SET TASK
Listed below are entries; give the number of lines among them that include "this", and only that number.

TASK INPUTS
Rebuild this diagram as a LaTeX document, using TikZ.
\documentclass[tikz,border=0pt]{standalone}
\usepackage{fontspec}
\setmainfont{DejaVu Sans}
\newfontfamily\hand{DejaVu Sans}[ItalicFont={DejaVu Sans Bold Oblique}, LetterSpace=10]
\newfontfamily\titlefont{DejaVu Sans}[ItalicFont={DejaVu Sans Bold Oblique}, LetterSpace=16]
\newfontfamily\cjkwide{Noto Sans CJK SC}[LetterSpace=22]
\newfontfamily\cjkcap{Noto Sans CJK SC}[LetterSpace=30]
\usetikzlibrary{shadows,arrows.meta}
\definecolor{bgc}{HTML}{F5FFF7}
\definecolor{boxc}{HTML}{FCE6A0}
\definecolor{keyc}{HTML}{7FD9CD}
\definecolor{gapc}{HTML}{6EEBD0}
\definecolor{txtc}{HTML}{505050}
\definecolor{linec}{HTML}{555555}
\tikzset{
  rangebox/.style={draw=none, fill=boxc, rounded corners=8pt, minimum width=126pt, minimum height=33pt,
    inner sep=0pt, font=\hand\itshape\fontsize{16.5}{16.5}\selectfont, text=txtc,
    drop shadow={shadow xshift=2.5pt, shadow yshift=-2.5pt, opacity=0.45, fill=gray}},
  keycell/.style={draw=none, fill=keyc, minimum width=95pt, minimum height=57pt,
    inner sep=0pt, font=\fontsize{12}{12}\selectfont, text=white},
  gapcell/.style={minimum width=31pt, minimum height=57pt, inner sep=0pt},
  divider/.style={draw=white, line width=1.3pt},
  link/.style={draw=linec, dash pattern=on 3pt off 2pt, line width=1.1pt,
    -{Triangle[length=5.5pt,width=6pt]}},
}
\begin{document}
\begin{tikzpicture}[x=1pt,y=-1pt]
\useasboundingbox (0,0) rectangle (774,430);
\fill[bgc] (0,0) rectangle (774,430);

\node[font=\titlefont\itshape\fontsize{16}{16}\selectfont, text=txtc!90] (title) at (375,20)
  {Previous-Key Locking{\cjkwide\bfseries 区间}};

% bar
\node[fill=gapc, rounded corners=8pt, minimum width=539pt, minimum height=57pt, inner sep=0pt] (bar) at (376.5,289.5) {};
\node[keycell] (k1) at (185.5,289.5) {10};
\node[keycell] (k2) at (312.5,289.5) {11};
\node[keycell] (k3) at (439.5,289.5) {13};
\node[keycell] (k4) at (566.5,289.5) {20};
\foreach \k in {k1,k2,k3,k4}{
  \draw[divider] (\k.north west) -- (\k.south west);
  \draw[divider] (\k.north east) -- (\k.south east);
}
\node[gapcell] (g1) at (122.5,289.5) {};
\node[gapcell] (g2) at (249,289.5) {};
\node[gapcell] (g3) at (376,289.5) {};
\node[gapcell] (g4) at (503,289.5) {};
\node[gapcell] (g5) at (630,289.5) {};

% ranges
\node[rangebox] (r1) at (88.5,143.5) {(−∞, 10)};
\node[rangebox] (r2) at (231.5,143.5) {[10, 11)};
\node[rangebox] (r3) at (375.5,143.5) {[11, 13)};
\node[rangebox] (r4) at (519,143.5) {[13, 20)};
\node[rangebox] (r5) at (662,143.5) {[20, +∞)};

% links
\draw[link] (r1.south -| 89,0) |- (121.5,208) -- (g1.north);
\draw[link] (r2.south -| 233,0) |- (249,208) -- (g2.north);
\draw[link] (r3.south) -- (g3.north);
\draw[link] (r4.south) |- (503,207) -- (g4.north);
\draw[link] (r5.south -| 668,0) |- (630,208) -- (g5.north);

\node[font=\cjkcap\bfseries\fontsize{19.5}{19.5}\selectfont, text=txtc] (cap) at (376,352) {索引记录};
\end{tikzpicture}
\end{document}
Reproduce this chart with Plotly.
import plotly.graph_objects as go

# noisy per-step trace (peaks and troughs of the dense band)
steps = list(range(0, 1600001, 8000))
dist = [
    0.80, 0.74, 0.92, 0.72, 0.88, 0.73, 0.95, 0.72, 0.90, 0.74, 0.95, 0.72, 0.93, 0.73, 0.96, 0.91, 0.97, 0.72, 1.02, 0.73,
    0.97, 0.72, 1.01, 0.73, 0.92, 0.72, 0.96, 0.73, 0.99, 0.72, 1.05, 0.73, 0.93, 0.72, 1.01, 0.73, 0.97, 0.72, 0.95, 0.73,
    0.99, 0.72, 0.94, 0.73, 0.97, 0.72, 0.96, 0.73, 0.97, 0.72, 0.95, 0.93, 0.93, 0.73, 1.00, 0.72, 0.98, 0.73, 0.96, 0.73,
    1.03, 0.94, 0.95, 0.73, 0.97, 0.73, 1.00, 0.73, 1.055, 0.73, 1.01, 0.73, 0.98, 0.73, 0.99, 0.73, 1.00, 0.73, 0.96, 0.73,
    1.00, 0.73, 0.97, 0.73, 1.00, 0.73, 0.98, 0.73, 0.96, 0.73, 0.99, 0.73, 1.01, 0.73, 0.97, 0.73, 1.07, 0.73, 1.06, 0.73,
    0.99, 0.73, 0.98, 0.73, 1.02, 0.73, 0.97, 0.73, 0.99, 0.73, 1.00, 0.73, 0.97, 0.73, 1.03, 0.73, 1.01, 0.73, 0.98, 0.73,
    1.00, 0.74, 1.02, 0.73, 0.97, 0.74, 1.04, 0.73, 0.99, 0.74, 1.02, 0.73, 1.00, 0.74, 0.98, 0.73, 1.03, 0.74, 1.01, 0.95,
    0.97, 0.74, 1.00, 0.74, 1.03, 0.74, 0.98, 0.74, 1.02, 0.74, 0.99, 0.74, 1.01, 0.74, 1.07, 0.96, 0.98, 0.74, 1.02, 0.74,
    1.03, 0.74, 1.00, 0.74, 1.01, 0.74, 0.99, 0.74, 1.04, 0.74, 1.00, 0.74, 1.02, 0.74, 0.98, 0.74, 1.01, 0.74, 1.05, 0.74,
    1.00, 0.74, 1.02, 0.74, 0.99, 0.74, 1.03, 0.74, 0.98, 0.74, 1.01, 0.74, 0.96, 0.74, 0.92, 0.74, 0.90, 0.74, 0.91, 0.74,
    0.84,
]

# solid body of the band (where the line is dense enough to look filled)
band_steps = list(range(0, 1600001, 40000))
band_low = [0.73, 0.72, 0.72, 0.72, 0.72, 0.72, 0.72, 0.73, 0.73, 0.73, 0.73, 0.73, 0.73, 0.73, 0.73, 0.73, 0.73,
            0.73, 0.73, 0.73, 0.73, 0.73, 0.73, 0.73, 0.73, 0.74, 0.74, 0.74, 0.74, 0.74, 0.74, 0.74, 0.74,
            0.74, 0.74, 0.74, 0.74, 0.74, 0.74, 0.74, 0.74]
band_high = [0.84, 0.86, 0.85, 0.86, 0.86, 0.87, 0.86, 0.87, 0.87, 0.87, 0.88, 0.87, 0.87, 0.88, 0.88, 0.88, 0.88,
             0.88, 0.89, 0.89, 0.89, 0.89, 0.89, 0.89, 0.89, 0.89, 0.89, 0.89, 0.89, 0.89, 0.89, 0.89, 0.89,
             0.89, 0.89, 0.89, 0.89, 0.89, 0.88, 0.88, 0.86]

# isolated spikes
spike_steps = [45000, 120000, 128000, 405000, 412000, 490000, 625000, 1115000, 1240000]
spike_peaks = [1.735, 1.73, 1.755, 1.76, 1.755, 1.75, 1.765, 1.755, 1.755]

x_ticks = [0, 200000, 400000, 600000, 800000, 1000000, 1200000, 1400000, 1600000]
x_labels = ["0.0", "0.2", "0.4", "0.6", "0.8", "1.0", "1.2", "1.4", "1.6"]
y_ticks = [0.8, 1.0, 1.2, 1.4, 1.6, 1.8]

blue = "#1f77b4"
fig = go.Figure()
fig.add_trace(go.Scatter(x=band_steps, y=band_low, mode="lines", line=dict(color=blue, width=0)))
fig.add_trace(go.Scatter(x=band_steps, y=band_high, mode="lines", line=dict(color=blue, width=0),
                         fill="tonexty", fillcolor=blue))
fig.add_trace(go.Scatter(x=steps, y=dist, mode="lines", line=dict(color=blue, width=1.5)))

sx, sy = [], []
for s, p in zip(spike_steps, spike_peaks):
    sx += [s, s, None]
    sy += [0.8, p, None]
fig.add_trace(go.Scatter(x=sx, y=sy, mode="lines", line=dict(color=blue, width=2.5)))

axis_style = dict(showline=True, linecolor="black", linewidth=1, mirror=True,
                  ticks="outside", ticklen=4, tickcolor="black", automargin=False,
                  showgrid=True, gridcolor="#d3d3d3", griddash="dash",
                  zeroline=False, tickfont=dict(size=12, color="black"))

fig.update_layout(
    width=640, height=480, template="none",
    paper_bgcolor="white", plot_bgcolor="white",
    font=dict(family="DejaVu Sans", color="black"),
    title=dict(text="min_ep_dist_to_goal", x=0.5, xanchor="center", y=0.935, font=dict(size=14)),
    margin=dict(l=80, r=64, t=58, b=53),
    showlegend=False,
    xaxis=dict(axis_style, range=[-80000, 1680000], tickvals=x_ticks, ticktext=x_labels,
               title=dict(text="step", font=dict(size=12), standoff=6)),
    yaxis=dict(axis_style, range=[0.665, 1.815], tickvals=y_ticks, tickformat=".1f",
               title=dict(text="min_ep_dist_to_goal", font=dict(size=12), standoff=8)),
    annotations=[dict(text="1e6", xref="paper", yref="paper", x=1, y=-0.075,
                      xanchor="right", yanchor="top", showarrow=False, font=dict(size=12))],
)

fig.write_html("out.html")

CORRECT ANSWER
2